I handed over my ticket, a man took me by the elbow and guided me through a doorway into the dark.  Not dark entirely, but a thick and airless gloom.  As my eyes began to adjust, I could sense shadows and glimmers, a sense of cavernous space.  Franko’s lair.  My guide took me a short distance, seated me, and then he stood back.  He may have left; he may have stayed to watch me.  I forgot about him.  Sitting in front of me was Franko B.  He was fat and naked, his body seemed to give off a faint hum of light.  I felt what Barthes describes as ‘a kind of alert fascination’:

I am nailed to the scene and yet very wide awake: my attention constitutes a part of what is being acted out, nothing is external to the scene, and yet I read it: there are no footlights – this is an extreme theatre.  Whence the awkwardness – or, for some perverse types, the pleasure. (A Lovers Discourse)

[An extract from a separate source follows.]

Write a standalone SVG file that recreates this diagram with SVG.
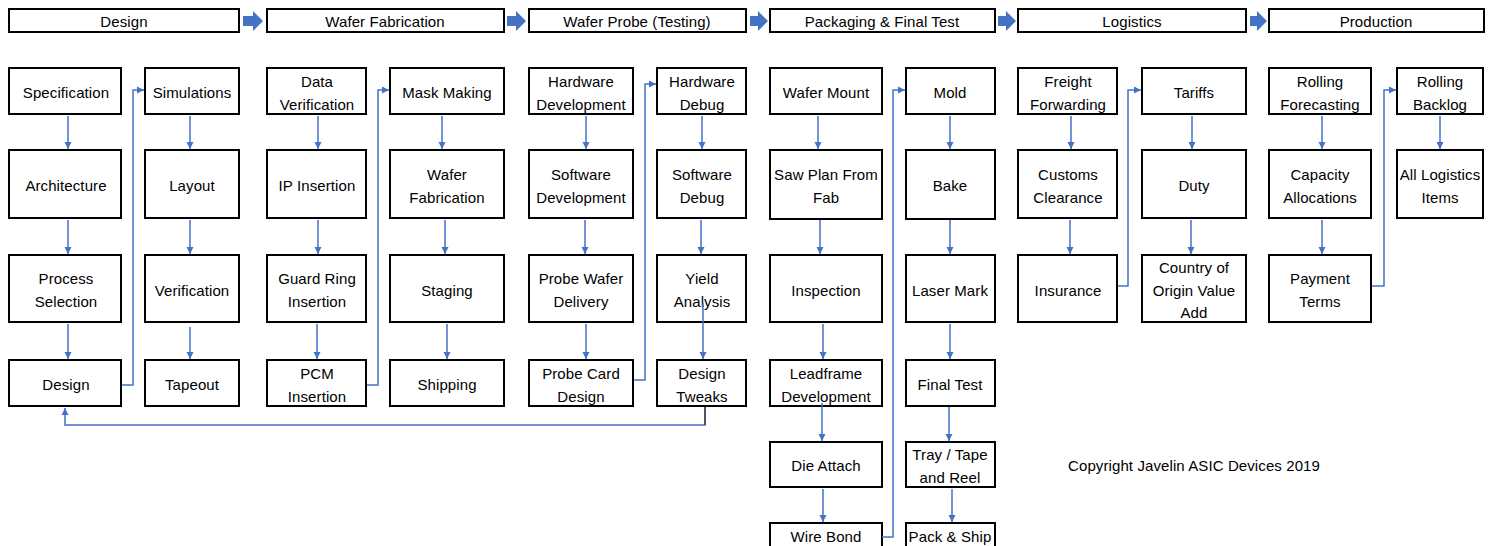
<svg xmlns="http://www.w3.org/2000/svg" width="1496" height="546" viewBox="0 0 1496 546">
<style>
.box{fill:#fff;stroke:#000;stroke-width:2}
.t{font-family:"Liberation Sans",Arial,sans-serif;font-size:15px;text-anchor:middle;fill:#000;letter-spacing:0.1px}
.c{stroke:#4472C4;stroke-width:1.5;fill:none;marker-end:url(#ah)}
.blk{fill:#4472C4}
</style>
<defs>
<marker id="ah" viewBox="0 0 10 10" refX="10" refY="5" markerWidth="7" markerHeight="8" markerUnits="userSpaceOnUse" orient="auto"><path d="M0,0 L10,5 L0,10 z" fill="#4472C4"/></marker>
</defs>
<rect width="1496" height="546" fill="#fff"/>
<!-- Header stages -->
<g id="h-design"><rect class="box" x="9" y="9" width="230" height="23"/><text class="t" x="124" y="27">Design</text></g>
<g id="h-waferfab"><rect class="box" x="267" y="9" width="237" height="23"/><text class="t" x="385" y="27">Wafer Fabrication</text></g>
<g id="h-probe"><rect class="box" x="529" y="9" width="217" height="23"/><text class="t" x="637" y="27">Wafer Probe (Testing)</text></g>
<g id="h-packaging"><rect class="box" x="770" y="9" width="225" height="23"/><text class="t" x="882" y="27">Packaging &amp; Final Test</text></g>
<g id="h-logistics"><rect class="box" x="1018" y="9" width="228" height="23"/><text class="t" x="1132" y="27">Logistics</text></g>
<g id="h-production"><rect class="box" x="1269" y="9" width="215" height="23"/><text class="t" x="1376" y="27">Production</text></g>
<g id="stage-arrows">
<polygon class="blk" points="243,16 253,16 253,11 263,21 253,31 253,26 243,26"/>
<polygon class="blk" points="507,16 516,16 516,11 526,21 516,31 516,26 507,26"/>
<polygon class="blk" points="750,16 758,16 758,11 768,21 758,31 758,26 750,26"/>
<polygon class="blk" points="998,16 1006,16 1006,11 1016,21 1006,31 1006,26 998,26"/>
<polygon class="blk" points="1250,16 1257,16 1257,11 1267,21 1257,31 1257,26 1250,26"/>
</g>
<!-- Column 1 -->
<g id="n-specification"><rect class="box" x="9" y="68" width="112" height="46"/><text class="t" x="66" y="98">Specification</text></g>
<g id="n-architecture"><rect class="box" x="9" y="150" width="112" height="68"/><text class="t" x="66" y="191">Architecture</text></g>
<g id="n-process"><rect class="box" x="9" y="255" width="112" height="67"/><text class="t" x="66" y="284">Process</text><text class="t" x="66" y="307">Selection</text></g>
<g id="n-design"><rect class="box" x="9" y="360" width="112" height="46"/><text class="t" x="66" y="390">Design</text></g>
<!-- Column 2 -->
<g id="n-simulations"><rect class="box" x="145" y="68" width="94" height="46"/><text class="t" x="192" y="98">Simulations</text></g>
<g id="n-layout"><rect class="box" x="145" y="150" width="94" height="68"/><text class="t" x="192" y="191">Layout</text></g>
<g id="n-verification"><rect class="box" x="145" y="255" width="94" height="67"/><text class="t" x="192" y="296">Verification</text></g>
<g id="n-tapeout"><rect class="box" x="145" y="360" width="94" height="46"/><text class="t" x="192" y="390">Tapeout</text></g>
<!-- Column 3 -->
<g id="n-dataverif"><rect class="box" x="267" y="68" width="99" height="46"/><text class="t" x="317" y="86.5">Data</text><text class="t" x="317" y="109.5">Verification</text></g>
<g id="n-ipins"><rect class="box" x="267" y="150" width="99" height="68"/><text class="t" x="317" y="191">IP Insertion</text></g>
<g id="n-guardring"><rect class="box" x="267" y="255" width="99" height="67"/><text class="t" x="317" y="284">Guard Ring</text><text class="t" x="317" y="307">Insertion</text></g>
<g id="n-pcm"><rect class="box" x="267" y="360" width="99" height="46"/><text class="t" x="317" y="378.5">PCM</text><text class="t" x="317" y="401.5">Insertion</text></g>
<!-- Column 4 -->
<g id="n-mask"><rect class="box" x="390" y="68" width="114" height="46"/><text class="t" x="447" y="98">Mask Making</text></g>
<g id="n-waferfab"><rect class="box" x="390" y="150" width="114" height="68"/><text class="t" x="447" y="179.5">Wafer</text><text class="t" x="447" y="202.5">Fabrication</text></g>
<g id="n-staging"><rect class="box" x="390" y="255" width="114" height="67"/><text class="t" x="447" y="296">Staging</text></g>
<g id="n-shipping"><rect class="box" x="390" y="360" width="114" height="46"/><text class="t" x="447" y="390">Shipping</text></g>
<!-- Column 5 -->
<g id="n-hwdev"><rect class="box" x="529" y="68" width="104" height="46"/><text class="t" x="581" y="86.5">Hardware</text><text class="t" x="581" y="109.5">Development</text></g>
<g id="n-swdev"><rect class="box" x="529" y="150" width="104" height="68"/><text class="t" x="581" y="179.5">Software</text><text class="t" x="581" y="202.5">Development</text></g>
<g id="n-probewafer"><rect class="box" x="529" y="255" width="104" height="67"/><text class="t" x="581" y="284">Probe Wafer</text><text class="t" x="581" y="307">Delivery</text></g>
<g id="n-probecard"><rect class="box" x="529" y="360" width="104" height="46"/><text class="t" x="581" y="378.5">Probe Card</text><text class="t" x="581" y="401.5">Design</text></g>
<!-- Column 6 -->
<g id="n-hwdebug"><rect class="box" x="657" y="68" width="89" height="46"/><text class="t" x="702" y="86.5">Hardware</text><text class="t" x="702" y="109.5">Debug</text></g>
<g id="n-swdebug"><rect class="box" x="657" y="150" width="89" height="68"/><text class="t" x="702" y="179.5">Software</text><text class="t" x="702" y="202.5">Debug</text></g>
<g id="n-yield"><rect class="box" x="657" y="255" width="89" height="67"/><text class="t" x="702" y="284">Yield</text><text class="t" x="702" y="307">Analysis</text></g>
<g id="n-tweaks"><rect class="box" x="657" y="360" width="89" height="46"/><text class="t" x="702" y="378.5">Design</text><text class="t" x="702" y="401.5">Tweaks</text></g>
<!-- Column 7 -->
<g id="n-wafermount"><rect class="box" x="770" y="68" width="112" height="46"/><text class="t" x="826" y="98">Wafer Mount</text></g>
<g id="n-sawplan"><rect class="box" x="770" y="150" width="112" height="69"/><text class="t" x="826" y="179.5">Saw Plan From</text><text class="t" x="826" y="202.5">Fab</text></g>
<g id="n-inspection"><rect class="box" x="770" y="255" width="112" height="67"/><text class="t" x="826" y="296">Inspection</text></g>
<g id="n-leadframe"><rect class="box" x="770" y="360" width="112" height="46"/><text class="t" x="826" y="378.5">Leadframe</text><text class="t" x="826" y="401.5">Development</text></g>
<g id="n-dieattach"><rect class="box" x="770" y="442" width="112" height="45"/><text class="t" x="826" y="471">Die Attach</text></g>
<g id="n-wirebond"><rect class="box" x="770" y="523" width="112" height="46"/><text class="t" x="826" y="542">Wire Bond</text></g>
<!-- Column 8 -->
<g id="n-mold"><rect class="box" x="906" y="68" width="89" height="46"/><text class="t" x="950" y="98">Mold</text></g>
<g id="n-bake"><rect class="box" x="906" y="150" width="89" height="69"/><text class="t" x="950" y="191">Bake</text></g>
<g id="n-lasermark"><rect class="box" x="906" y="255" width="89" height="67"/><text class="t" x="950" y="296">Laser Mark</text></g>
<g id="n-finaltest"><rect class="box" x="906" y="360" width="89" height="46"/><text class="t" x="950" y="390">Final Test</text></g>
<g id="n-tray"><rect class="box" x="906" y="442" width="89" height="45"/><text class="t" x="950" y="460">Tray / Tape</text><text class="t" x="950" y="483">and Reel</text></g>
<g id="n-packship"><rect class="box" x="906" y="523" width="89" height="46"/><text class="t" x="950" y="542">Pack &amp; Ship</text></g>
<!-- Column 9 -->
<g id="n-freight"><rect class="box" x="1018" y="68" width="99" height="46"/><text class="t" x="1068" y="86.5">Freight</text><text class="t" x="1068" y="109.5">Forwarding</text></g>
<g id="n-customs"><rect class="box" x="1018" y="150" width="99" height="68"/><text class="t" x="1068" y="179.5">Customs</text><text class="t" x="1068" y="202.5">Clearance</text></g>
<g id="n-insurance"><rect class="box" x="1018" y="255" width="99" height="67"/><text class="t" x="1068" y="296">Insurance</text></g>
<!-- Column 10 -->
<g id="n-tariffs"><rect class="box" x="1142" y="68" width="104" height="46"/><text class="t" x="1194" y="98">Tariffs</text></g>
<g id="n-duty"><rect class="box" x="1142" y="150" width="104" height="68"/><text class="t" x="1194" y="191">Duty</text></g>
<g id="n-origin"><rect class="box" x="1142" y="255" width="104" height="67"/><text class="t" x="1194" y="273">Country of</text><text class="t" x="1194" y="296">Origin Value</text><text class="t" x="1194" y="318">Add</text></g>
<!-- Column 11 -->
<g id="n-forecast"><rect class="box" x="1269" y="68" width="102" height="46"/><text class="t" x="1320" y="86.5">Rolling</text><text class="t" x="1320" y="109.5">Forecasting</text></g>
<g id="n-capacity"><rect class="box" x="1269" y="150" width="102" height="68"/><text class="t" x="1320" y="179.5">Capacity</text><text class="t" x="1320" y="202.5">Allocations</text></g>
<g id="n-payment"><rect class="box" x="1269" y="255" width="102" height="67"/><text class="t" x="1320" y="284">Payment</text><text class="t" x="1320" y="307">Terms</text></g>
<!-- Column 12 -->
<g id="n-backlog"><rect class="box" x="1397" y="68" width="86" height="46"/><text class="t" x="1440" y="86.5">Rolling</text><text class="t" x="1440" y="109.5">Backlog</text></g>
<g id="n-alllogistics"><rect class="box" x="1397" y="150" width="86" height="68"/><text class="t" x="1440" y="179.5">All Logistics</text><text class="t" x="1440" y="202.5">Items</text></g>
<!-- Connectors -->
<g id="connectors">
<path class="c" d="M68,116 V149"/><path class="c" d="M68,220 V254"/><path class="c" d="M68,324 V359"/>
<path class="c" d="M190,116 V149"/><path class="c" d="M190,220 V254"/><path class="c" d="M190,327 V359"/>
<path class="c" d="M318,116 V149"/><path class="c" d="M318,220 V254"/><path class="c" d="M317,324 V359"/>
<path class="c" d="M442,116 V149"/><path class="c" d="M445,220 V254"/><path class="c" d="M447,324 V359"/>
<path class="c" d="M586,116 V149"/><path class="c" d="M585,220 V254"/><path class="c" d="M586,324 V359"/>
<path class="c" d="M702,116 V149"/><path class="c" d="M701,220 V254"/><path class="c" d="M703,303 V359"/>
<path class="c" d="M818,116 V149"/><path class="c" d="M820,220 V254"/><path class="c" d="M823,324 V359"/><path class="c" d="M822,403 V441"/><path class="c" d="M823,489 V522"/>
<path class="c" d="M950,116 V149"/><path class="c" d="M950,220 V254"/><path class="c" d="M950,324 V359"/><path class="c" d="M949,407 V441"/><path class="c" d="M952,489 V522"/>
<path class="c" d="M1071,116 V149"/><path class="c" d="M1070,220 V254"/>
<path class="c" d="M1192,116 V149"/><path class="c" d="M1191,220 V254"/>
<path class="c" d="M1322,116 V149"/><path class="c" d="M1322,220 V254"/>
<path class="c" d="M1440,116 V149"/>
<path class="c" d="M122,385 H133 V90 H144"/>
<path class="c" d="M367,385 H378 V90 H389"/>
<path class="c" d="M634,380 H645 V84 H656"/>
<path class="c" d="M882,537 H893 V90 H905"/>
<path class="c" d="M1118,286 H1128 V90 H1141"/>
<path class="c" d="M1372,286 H1384 V90 H1396"/>
<path class="c" d="M705,407 V425 H65 V408"/>
<path d="M705,407 V425" stroke="#404040" stroke-width="1.5" fill="none"/>
</g>
<text class="t" x="1194" y="471">Copyright Javelin ASIC Devices 2019</text>
</svg>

If beauty is in the eye of the beholder, this man was today, ugly.  He was ugly for me.  His ugliness was of corpulence, excess; he spilled over the edges of himself.  It was as if his inside mass could barely be contained by his tattooed and scarred skin.  He sat silently with a toad-like stillness, displayed in a way that seemed barely human.  He seemed sad, but I suppose he could have been bored.  Bored of sitting still to be stared at; bored of showing himself.  As I consciously tried to see as much as I could in the poor light, and to see all I could in my allotted time, I was extremely aware of ‘seeing’.  I strove to see.  I wanted to look, no, stare, at his rolls of fat, at his love handles, at his jowls, at his penis lying like a slug, sleeping between thighs.  I wanted to see if he was sweating in the stifling heat, around his armpits perhaps, or the folds of his neck.  But what I saw most was his eyes.  I saw the pink rim of his eyes, unexpected and hurtful, as if I had seen it before, and I would see it again, and be bruised again, I would always see it.  It was like looking into the eyes of a caged animal that stares out between the bars in silent rage and disappointment.  Franko was staring straight at me; but his eyes seemed sightless.  I was looking for a sign, a token, a sign to know for sure that he saw me.  But I was left wanting.  I felt invisible.  Was I just another tourist?                                            

At the end of the time allowed to stare, a white light flickered briefly.  Its brightness calculated to make me blink, to miss the exit of the object of my gaze.  The light interrupted me, captured me, like the flash of a camera, or the death-zap of a take-away fly-killer.  I was exposed, caught, and dispatched.

Now my time was up, the guide reappeared and showed me the way out.  Out, into the sunshine, out through a back door with empty beer kegs lined up against the wall. 

‘You can go round again if you like’ he said, ‘just get another ticket at the desk.’ 

I walked away.  I cannot easily say whether I saw art, or an artist.  Maybe neither.  Maybe I saw a freak, a monster, a relic, a shrine.  Maybe I saw a hoax, a faux.  Maybe I just paid to look at a naked chub.  Maybe I am no knowing consumer of art, just a voyeur, with my eye at the keyhole, putting my penny in the slot, a penny to see the peep show, the sex show, the freak show, the bearded lady, a piece of the true cross.  Just a sucker easily parted from her penny.  Yes, afterwards, on reflection, I felt embarrassed.